こちらはオーケストラ編成の曲もレコーディングできるというスタジオです。広い! 天井も高い!
スタジオの空間の広さによって反響が異なりますし、楽器によって音の出方も異なります。そこで出音の異なる楽器の音を同時に、バランスよく収録するために、脇にある小部屋で音を録ることもあります。
レコーディングの内容によって、録音環境を変える必要があります。そのためグランドピアノが入っている小部屋の壁は大きく開くようになっていて、タイトで引き締まった音も、反響が多く響きがリッチな音も録れるような工夫がされていました。
マイクにもこだわりがありますよ。秋元氏が右手に持っているのが真空管のマイクです。現在は製造していないビンテージマイクで、予備を購入するとしたらネットオークションで競り落とすしかないそうです。ケーブル、電源込みで相場は驚きの100万円!
左に持っているのは、現在でも売られている1万円くらいのダイナミックマイク。レコーディングでもコンサートの現場でも使われます。
「さてこの2本、レコーディングにおいてはどちらが重要でしょうか?」
真空管のマイク、という意見が多い中…
「価値は一緒なんです」
そうなんですか!
100万円のマイクでしか作れない音もあれば、1万円のマイクでしか作れない音もあるそうです。なるほど、レコーディングエンジニアの方は最終的に作り込む音を想定して、マイクを選んでいるのですね。
実際にマイクの違いによる音の違いも聴かせていただきました。
ダイナミックマイクはクリーンでスタンダードな印象。それと比べてコンデンサーマイクは、シャッキリとした精細感があります。音の揺らぎもしっかりと捕らえています。リボンマイクは逆に輪郭がマイルド。甘ささえ感じる音になっています。そして真空管マイクは低域がキャッチー。パワーがありますね。音がグングンと前に出てきているようにも感じます。
マイクはケーブルとの組み合わせて狙いの音へと定めていく。その上でミキサーで各音域を絞ったり増やしたり、音を微調整していきます。
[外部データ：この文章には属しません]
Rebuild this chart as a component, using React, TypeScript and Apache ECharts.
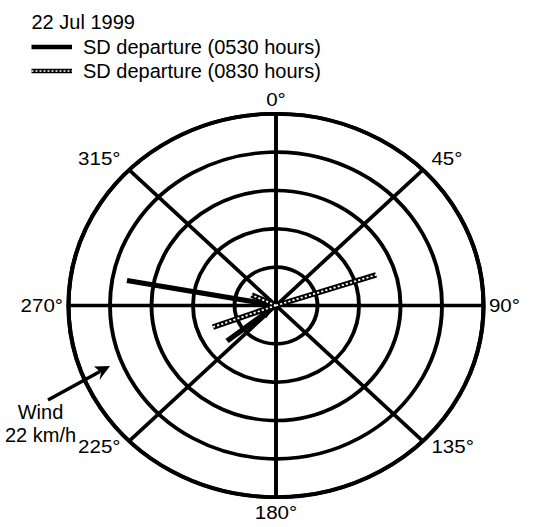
import React, { useEffect, useRef } from "react";
import * as echarts from "echarts";

const TITLE = "22 Jul 1999";
const SERIES_NAMES = ["SD departure (0530 hours)", "SD departure (0830 hours)"];
const ANGLE_TICKS = [0, 45, 90, 135, 180, 225, 270, 315];
const RADIUS_MAX = 5;

// 0530 departure vectors (bearing in degrees, radius in ring units)
const bearings0530 = [280.3, 231.8];
const starts0530 = [0, 0.22];
const ends0530 = [3.65, 1.5];

// 0830 departure vectors
const bearings0830 = [71.7, 249.7, 295];
const ends0830 = [2.54, 1.62, 0.65];

const WIND_LABEL = ["Wind", "22 km/h"];

const FONT = "'Liberation Sans', Arial, Helvetica, sans-serif";
const CX = 276;
const CY = 305.5;
const RY = 191.7;
const SX = 1.0825;

const labelStyleKey = (v: number) => {
  if (v === 0 || v === 90 || v === 180 || v === 270) return "c";
  if (v === 45) return "tr";
  if (v === 315) return "tl";
  if (v === 135) return "br";
  return "bl";
};

export default function App() {
  const polarRef = useRef<HTMLDivElement>(null);
  const overRef = useRef<HTMLDivElement>(null);

  useEffect(() => {
    const polar = echarts.init(polarRef.current!, null, { renderer: "svg" });
    const over = echarts.init(overRef.current!, null, { renderer: "svg" });

    const series: any[] = [];
    bearings0530.forEach((b, i) => {
      const data: any[] = [[ends0530[i], b]];
      if (starts0530[i] > 0) {
        data.push({
          value: [starts0530[i], b],
          symbol: "triangle",
          symbolSize: [9, 13],
          symbolRotate: 180 - b,
          itemStyle: { color: "#000" },
        });
      } else {
        data.push([starts0530[i], b]);
      }
      series.push({
        name: SERIES_NAMES[0],
        type: "line",
        coordinateSystem: "polar",
        symbol: "none",
        showSymbol: true,
        data,
        lineStyle: { color: "#000", width: 5, cap: "butt" },
        z: 5,
      });
    });
    bearings0830.forEach((b, i) => {
      const data = [
        [0, b],
        [ends0830[i], b],
      ];
      series.push({
        name: SERIES_NAMES[1],
        type: "line",
        coordinateSystem: "polar",
        symbol: "none",
        data,
        lineStyle: { color: "#000", width: 5.5, cap: "butt" },
        z: 6,
      });
      series.push({
        name: SERIES_NAMES[1] + " pattern",
        type: "line",
        coordinateSystem: "polar",
        symbol: "none",
        data,
        lineStyle: { color: "#fff", width: 1.8, type: [2, 2], cap: "butt" },
        z: 7,
      });
    });

    polar.setOption({
      animation: false,
      backgroundColor: "transparent",
      polar: { center: [CX, CY], radius: RY },
      angleAxis: {
        type: "value",
        min: 0,
        max: 360,
        interval: 45,
        startAngle: 90,
        clockwise: true,
        axisLine: { show: true, lineStyle: { color: "#000", width: 3.8 } },
        axisTick: { show: false },
        splitLine: { show: true, lineStyle: { color: "#000", width: 3.6 } },
        axisLabel: {
          show: true,
          margin: 5,
          color: "#000",
          fontSize: 19,
          fontFamily: FONT,
          formatter: (v: number) =>
            ANGLE_TICKS.includes(v) ? `{${labelStyleKey(v)}|${v}°}` : "",
          rich: {
            c: { fontSize: 19, fontFamily: FONT, color: "#000", lineHeight: 20 },
            tr: { fontSize: 19, fontFamily: FONT, color: "#000", lineHeight: 16, padding: [0, 0, 0, 4.5] },
            tl: { fontSize: 19, fontFamily: FONT, color: "#000", lineHeight: 16, padding: [0, 4.5, 0, 0] },
            br: { fontSize: 19, fontFamily: FONT, color: "#000", lineHeight: 4, padding: [0, 0, 0, 4.5] },
            bl: { fontSize: 19, fontFamily: FONT, color: "#000", lineHeight: 4, padding: [0, 4.5, 0, 0] },
          },
        },
      },
      radiusAxis: {
        type: "value",
        min: 0,
        max: RADIUS_MAX,
        interval: 1,
        axisLine: { show: false },
        axisTick: { show: false },
        axisLabel: { show: false },
        splitLine: { show: true, lineStyle: { color: "#000", width: 3.6 } },
      },
      series,
    });

    const hatchY = 71;
    const solidY = 47;
    over.setOption({
      animation: false,
      graphic: [
        {
          type: "text",
          x: 31.5,
          y: 21.5,
          style: { text: TITLE, fill: "#000", font: `20px ${FONT}`, textVerticalAlign: "middle" },
        },
        {
          type: "line",
          shape: { x1: 31.5, y1: solidY, x2: 72, y2: solidY },
          style: { stroke: "#000", lineWidth: 4.5 },
        },
        {
          type: "text",
          x: 83,
          y: solidY,
          style: { text: SERIES_NAMES[0], fill: "#000", font: `20px ${FONT}`, textVerticalAlign: "middle" },
        },
        {
          type: "line",
          shape: { x1: 31.5, y1: hatchY, x2: 72, y2: hatchY },
          style: { stroke: "#000", lineWidth: 4.5 },
        },
        {
          type: "line",
          shape: { x1: 31.5, y1: hatchY, x2: 72, y2: hatchY },
          style: { stroke: "#fff", lineWidth: 1.5, lineDash: [2, 2] },
        },
        {
          type: "text",
          x: 83,
          y: hatchY,
          style: { text: SERIES_NAMES[1], fill: "#000", font: `20px ${FONT}`, textVerticalAlign: "middle" },
        },
        {
          type: "text",
          x: 40.5,
          y: 412,
          style: { text: WIND_LABEL[0], fill: "#000", font: `20px ${FONT}`, textAlign: "center", textVerticalAlign: "middle" },
        },
        {
          type: "text",
          x: 40.5,
          y: 435,
          style: { text: WIND_LABEL[1], fill: "#000", font: `20px ${FONT}`, textAlign: "center", textVerticalAlign: "middle" },
        },
        {
          type: "line",
          shape: { x1: 48, y1: 400, x2: 100, y2: 371.5 },
          style: { stroke: "#000", lineWidth: 3.5 },
        },
        {
          type: "polygon",
          shape: {
            points: [
              [110, 366],
              [99.5, 380],
              [101, 372.5],
              [94, 366.5],
            ],
          },
          style: { fill: "#000" },
        },
      ],
    });

    return () => {
      polar.dispose();
      over.dispose();
    };
  }, []);

  return (
    <div
      style={{
        position: "fixed",
        left: 0,
        top: 0,
        width: 537,
        height: 527,
        overflow: "hidden",
        background: "#fff",
      }}
    >
      <div
        ref={polarRef}
        style={{
          position: "absolute",
          left: 0,
          top: 0,
          width: 537,
          height: 527,
          transform: `scaleX(${SX})`,
          transformOrigin: `${CX}px ${CY}px`,
        }}
      />
      <div
        ref={overRef}
        style={{ position: "absolute", left: 0, top: 0, width: 537, height: 527, pointerEvents: "none" }}
      />
    </div>
  );
}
まさに“エンジニア”という役職の名がふさわしいお仕事ですね!
お待ちかねのEX Roomにやってきました。DVDやブルーレイのサラウンドコンテンツもチェックする部屋ゆえに多くのスピーカーが並んでいますが、今回は2chステレオ再生時の音場を再現するため、左右の2本のスピーカーを使います。
まずはヘッドホンを装着してセッテイング。ヘッドバンドの長さを調整します。
続いて耳内音響マイクを耳にかけます。耳穴にしっかり入るようにセッテイングします。
この状態でテスト音を鳴らして、マイクで鼓膜近くの音を測定します。測定後パソコンで解析。所要時間は1分もかかりません。
さらにマイクを装着した状態で、ヘッドホンも装着。ヘッドホンからの音を測定します。
両方のデータを照らし合わせて、耳の中の反響状態がスピーカーで鳴らしたときと同じように補正をして…。
いざ実聴! まずは「EXOFIELD」がOFFの状態。普通に、ヘッドホンで再生したときの音場を体験します。
そして「EXOFIELD」をONにすると…。
「おー!」と驚きの声が!
そうなのです。楽器の音、ボーカルの声が頭内ではなく、本当に目の前のスピーカーから聴こえてくるような印象を受けるのです。
なるほど、「EXOFIELD」を使えば今回のようなリスニングルームの再現もヘッドホンで可能になりますし、測定する場所を変えれば、他の音場も再現できるでしょう。例えばライブハウスの音場も、屋外のフェス会場の音場も、コンサートホールの音場もスマートフォン&ヘッドホンで再現できるのでは?!これは期待度が高まりますね!